I’m heading out bright and early this morning for a fun new adventure. BSX Athletics is a local company (remember the app I shared a few weeks ago?) and they have invited our running group to come to the lab for free lactate threshold testing as part of a study they’re conducting to better understand the physiologic adaptations of endurance training.
We were supposed to avoid intense exercise for the last 48 hours, so I moved my long run to Friday and taught spin as usual on Saturday. I couldn’t resist taking my new Mizuno Sayonara’s out for a short recovery run yesterday, but I kept it nice and easy. My legs should be fresh today!

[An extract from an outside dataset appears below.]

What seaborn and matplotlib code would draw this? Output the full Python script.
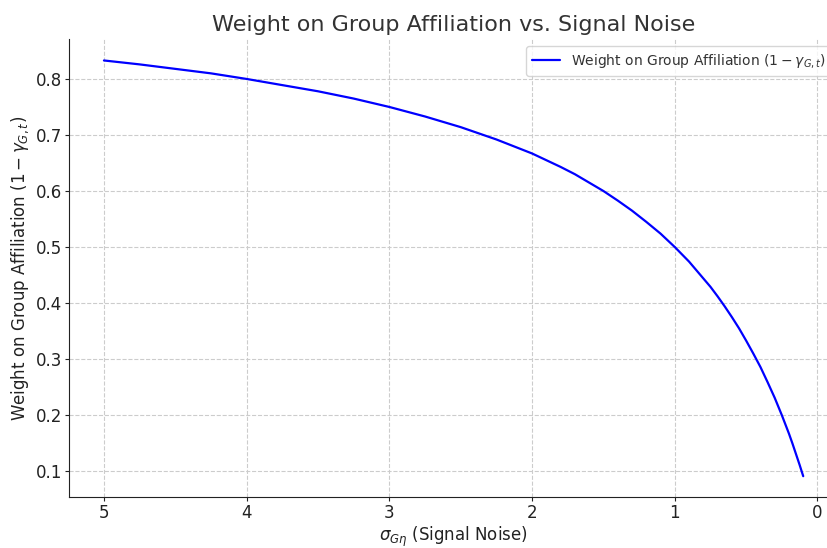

What is my Lactate Threshold?
The lactate threshold is refers to the intensity of exercise at which there is an abrupt increase in blood lactate levels. Research has shown that the lactate threshold occurs at 80-90% of heart rate reserve (HRR) in trained individuals and at 50-60% HRR in untrained individuals.
In simple terms, as you run faster, you create more and more lactate. At a certain point, the body produces lactate faster than the body can remove it and you are forced to slow down.
How is the testing done?
In a lab, tests are performed on a treadmill and blood samples are taken from finger pricks to measure blood lactate concentration, heart rate, power output and VO2 to determine where the lactate threshold is.
Why do LT testing?
Your lactate threshold is approximately your 10k pace, or the pace at which you can sustain a hard racing effort for 40-60 minutes. However, the only way to have an accurate measure is through Lactate Threshold Testing.

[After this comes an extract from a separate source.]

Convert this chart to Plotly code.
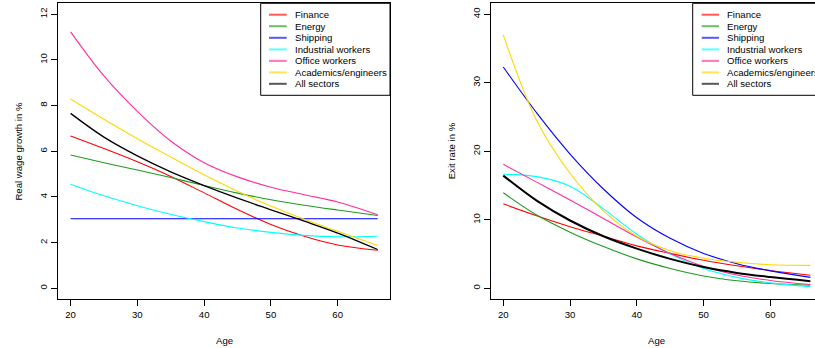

Using your lactate threshold to determine your pace efforts is one of the best ways to improve performance in endurance events.
How to train with your LT?
By training at your LT, you can slowly become more efficient at that pace and push your threshold to a faster pace over time, which will result in better race results. The “tempo run” is a popular tool to train at your lactate threshold. Many plans incorporate it weekly.
Greg Mcmillan prefers full spectrum latate training, where you perform tempo runs at your low-end (marathon pace), middle (half marathon pace) and high end (10k pace). He emphasizes variety for better adaptations.
I’ve never done LT testing before, so I’m excited. I estimate lactate threshold for the athletes I’m coaching based on their recent race results and use that number for their goal tempo pace and incorporate it in my training as well.
By the way, there are a few ways to do this test on your own (without a lab). An article in Triathlon Competitor states:
For running, there are a variety of methods you can use to determine your running LT with the help of a GPS device. One method is to run a 10K race and determine your average pace (min/mile) and heart rate for the entire race—this will produce a fairly accurate estimation of running LT. An alternate method is to run hard for 20 to 30 minutes on a moderately flat course and again monitor your heart rate and pace. Pay particular attention to your breathing. When it becomes labored for the first time, you have most likely reached your LT.
The timing is perfect, as I’ll be starting marathon training in just two weeks and can adjust my training schedule and paces accordingly. My most recent 10k pace was 6:50, so I’m guessing my threshold will be somewhere around a 7 minute mile. I’ll report back with my results later this week!
Do you know what your LT is? Have you incorporated tempo runs regularly in your training?